There's a cute puffer fish in an aquarium box.
Guess what would happen if you knock the glass?
1. Project Objective
Through this independent course project aiming to create an interactive machine that offers its users surprising or funny responses. Use materials to hide all Arduino electronic components.
2. Key skills
I practiced setting up logical signifier and affordance, creative coding (Arduino C++), 3D modeling + printing, and Acrylic model making.
3. Function demonstration
Inflation and deflation
Electronic component diagram
4. Process in detail
4.1 First prototype
I glued 10 flat-head Philips screws to a transparent plastic sphere and covered it with balloon to test the viability of my idea. I inflated this simplified puffer fish with the most primitive way, and it works!
4.2 Making aquarium box
The laser-cut plan was carried out in my notebook, because I need to leave clean edges on the aquarium box. Building parts has three variation: sides, top/bottom, and front/back. I tested the cut on cardboard twice and successfully cut the acrylic board.
4.3 making the spiky core
The spiky core is placed inside the balloon.
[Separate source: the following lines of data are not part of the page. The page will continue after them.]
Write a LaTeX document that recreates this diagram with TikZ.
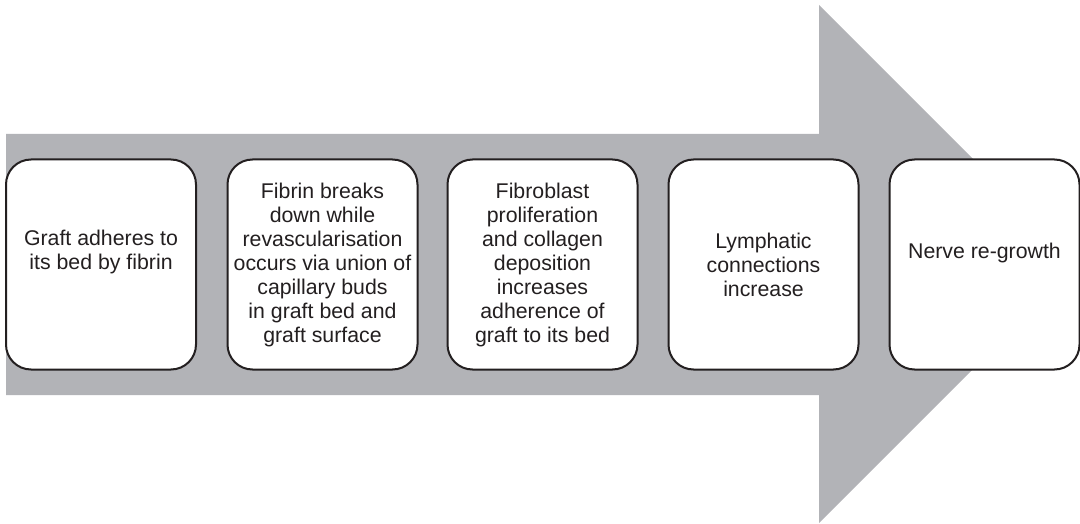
\documentclass[tikz,border=0pt]{standalone}
\usepackage{fontspec}
\setmainfont{Liberation Sans}
\definecolor{arrowgray}{RGB}{178,179,183}
\definecolor{boxline}{RGB}{35,31,32}
\definecolor{txt}{RGB}{35,31,32}
\begin{document}
\begin{tikzpicture}[x=1pt,y=-1pt,
  stage/.style={rectangle, rounded corners=25pt, draw=boxline, line width=2pt, fill=white,
    minimum width=190pt, minimum height=210pt, inner sep=2pt, align=center, text=txt,
    font=\fontsize{21.3}{24}\selectfont}]
\useasboundingbox (0,0) rectangle (1080,524);
\fill[arrowgray] (6,134) -- (819,134) -- (819,5) -- (1078,264) -- (819,523) -- (819,395) -- (6,395) -- cycle;
\node[stage] (s1) at (101,264.5) {Graft adheres to\\its bed by fibrin\\[6pt]};
\node[stage] (s2) at (322.5,264.5) {Fibrin breaks\\down while\\revascularisation\\occurs via union of\\capillary buds\\in graft bed and\\graft surface};
\node[stage] (s3) at (542.5,264.5) {Fibroblast\\proliferation\\and collagen\\deposition\\increases\\adherence of\\graft to its bed};
\node[stage] (s4) at (763.5,264.5) {Lymphatic\\connections\\increase};
\node[stage] (s5) at (984.5,264.5) {Nerve re-growth\\[4pt]};
\end{tikzpicture}
\end{document}
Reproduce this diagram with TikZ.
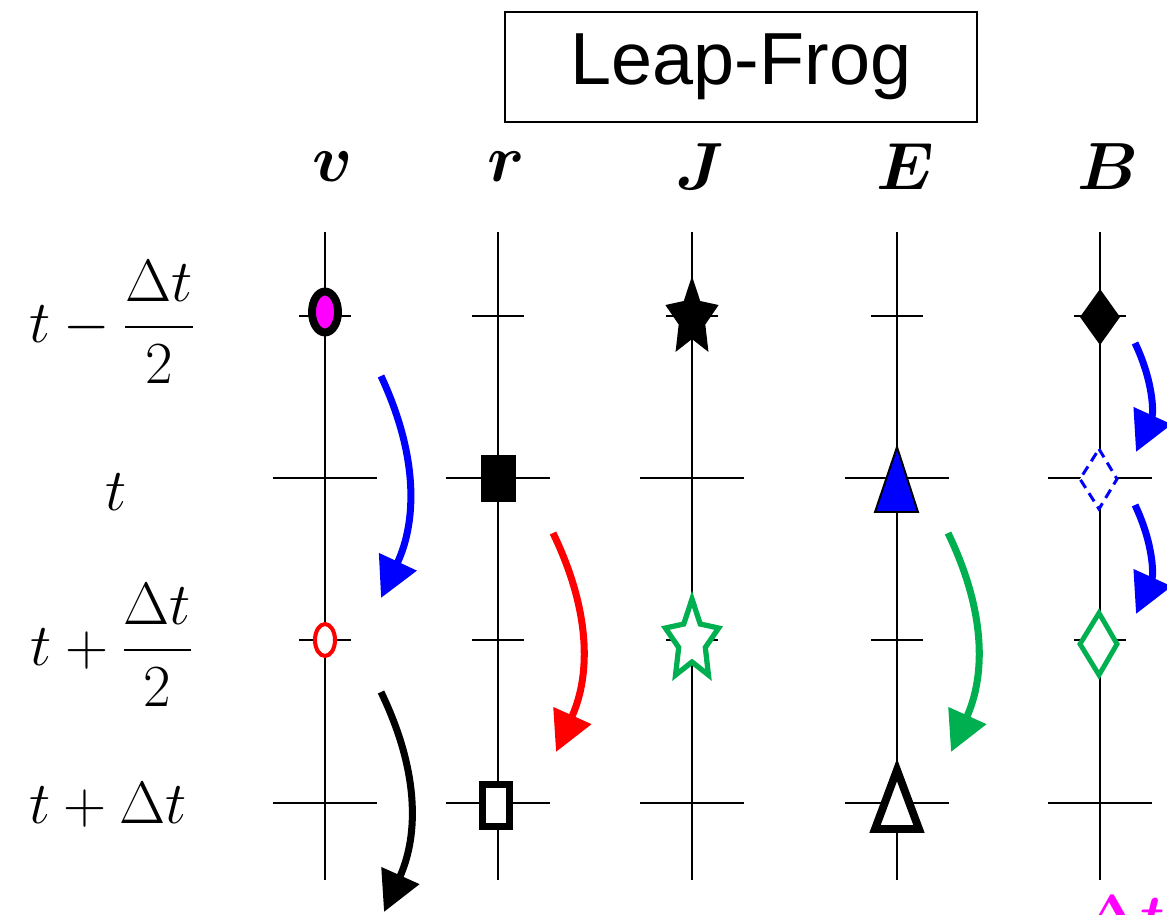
\RequirePackage{fix-cm}
\documentclass[tikz,border=0pt]{standalone}
\usepackage{amsmath, amssymb}
\usepackage{fontspec}
\newfontfamily\titlefont{Liberation Sans}
\usetikzlibrary{arrows.meta}

\definecolor{lfblue}{RGB}{0,0,255}
\definecolor{lfred}{RGB}{255,0,0}
\definecolor{lfgreen}{RGB}{0,176,80}
\definecolor{lfmag}{RGB}{255,0,255}

\tikzset{
  axis/.style={line width=1.2pt},
  hop/.style={line width=4pt, -{Triangle[length=0.8cm, width=0.8cm]}, bend left=25},
  head/.style={font=\fontsize{38}{44}\selectfont},
  rowlab/.style={font=\fontsize{34}{40}\selectfont},
  starpath/.style={insert path={plot[samples at={0,...,9}, variable=\k]
      ({-90+36*\k}:{28*(1-0.5*mod(\k,2))} and {42*(1-0.5*mod(\k,2))}) -- cycle}}
}

\begin{document}
\begin{tikzpicture}[x=0.02cm, y=-0.02cm]
  \useasboundingbox (0,0) rectangle (1167,914);
  % title box
  \node[draw, line width=1.2pt, minimum width=9.44cm, minimum height=2.2cm,
        font=\titlefont\fontsize{42}{50}\selectfont] (title) at (741,67) {Leap-Frog};
  % time axes, one per quantity
  \foreach \name/\x in {v/325, r/498, J/692, E/897, B/1100} {
    \draw[axis] (\x,232) -- (\x,880);
    \foreach \y in {316,640} \draw[axis] (\x-26,\y) -- (\x+26,\y);
    \foreach \y in {478,803} \draw[axis] (\x-52,\y) -- (\x+52,\y);
    \node[head] (h\name) at (\x+8,167) {$\boldsymbol{\name}$};
  }
  % row labels
  \node[rowlab] (row1) at (112,322) {$t-\dfrac{\Delta t}{2}$};
  \node[rowlab] (row2) at (116,492) {$t$};
  \node[rowlab] (row3) at (112,645) {$t+\dfrac{\Delta t}{2}$};
  \node[rowlab] (row4) at (108,805) {$t+\Delta t$};
  % v
  \draw[line width=4.5pt, fill=lfmag] (325,312) ellipse [x radius=13, y radius=20.5];
  \draw[line width=2.3pt, lfred, fill=white] (325,640) ellipse [x radius=10, y radius=16];
  % r
  \fill (481,455) rectangle (516,502);
  \draw[line width=4pt, fill=white] (482.5,784.5) rectangle (509.5,826.5);
  % J
  \fill[shift={(692,318)}] [starpath];
  \draw[shift={(692,641)}, lfgreen, line width=3pt, fill=white] [starpath];
  % E
  \draw[line width=1.1pt, fill=lfblue] (897,447) -- (918,512) -- (875,512) -- cycle;
  \draw[line width=4.5pt, fill=white] (897,770) -- (919,829) -- (875,829) -- cycle;
  % B
  \fill (1100,289) -- (1120,317) -- (1100,345) -- (1080,317) -- cycle;
  \draw[lfblue, line width=1.7pt, dash pattern=on 5.5pt off 3.5pt, fill=white]
    (1099,449) -- (1117,479) -- (1099,509) -- (1080,479) -- cycle;
  \draw[lfgreen, line width=2.8pt, fill=white]
    (1099,613) -- (1117,644) -- (1099,675) -- (1080,644) -- cycle;
  % update arrows
  \coordinate (vs1) at (381,376);  \coordinate (ve1) at (381,598);
  \coordinate (vs2) at (381,692);  \coordinate (ve2) at (384,912);
  \coordinate (rs)  at (553,533);  \coordinate (re)  at (556,752);
  \coordinate (es)  at (948,533);  \coordinate (ee)  at (951,752);
  \coordinate (bs1) at (1135,343); \coordinate (be1) at (1136,452);
  \coordinate (bs2) at (1135,505); \coordinate (be2) at (1136,614);
  \draw[hop, lfblue] (vs1) to (ve1);
  \draw[hop, black] (vs2) to (ve2);
  \draw[hop, lfred] (rs) to (re);
  \draw[hop, lfgreen] (es) to (ee);
  \draw[hop, lfblue] (bs1) to (be1);
  \draw[hop, lfblue] (bs2) to (be2);
  % cut-off label
  \node[anchor=north west, inner sep=0pt, text=lfmag, font=\fontsize{34}{38}\selectfont]
    (dtlab) at (1084,895) {$\boldsymbol{\Delta t}$};
\end{tikzpicture}
\end{document}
When the balloon is deflated, it covers the spiky core tightly and shows the texture on the core. I made two 3.5 inch diameter prints but realized the size exceeds the material fatigue of the balloon easily. The final core was scaled down to 2.5 inch in diameter.
4.4 Coding and hardware
The code has two major sections, driving air pumps and tuning the accelerometer to detect knocks precisely. I achieved the best parameters after tons of testings.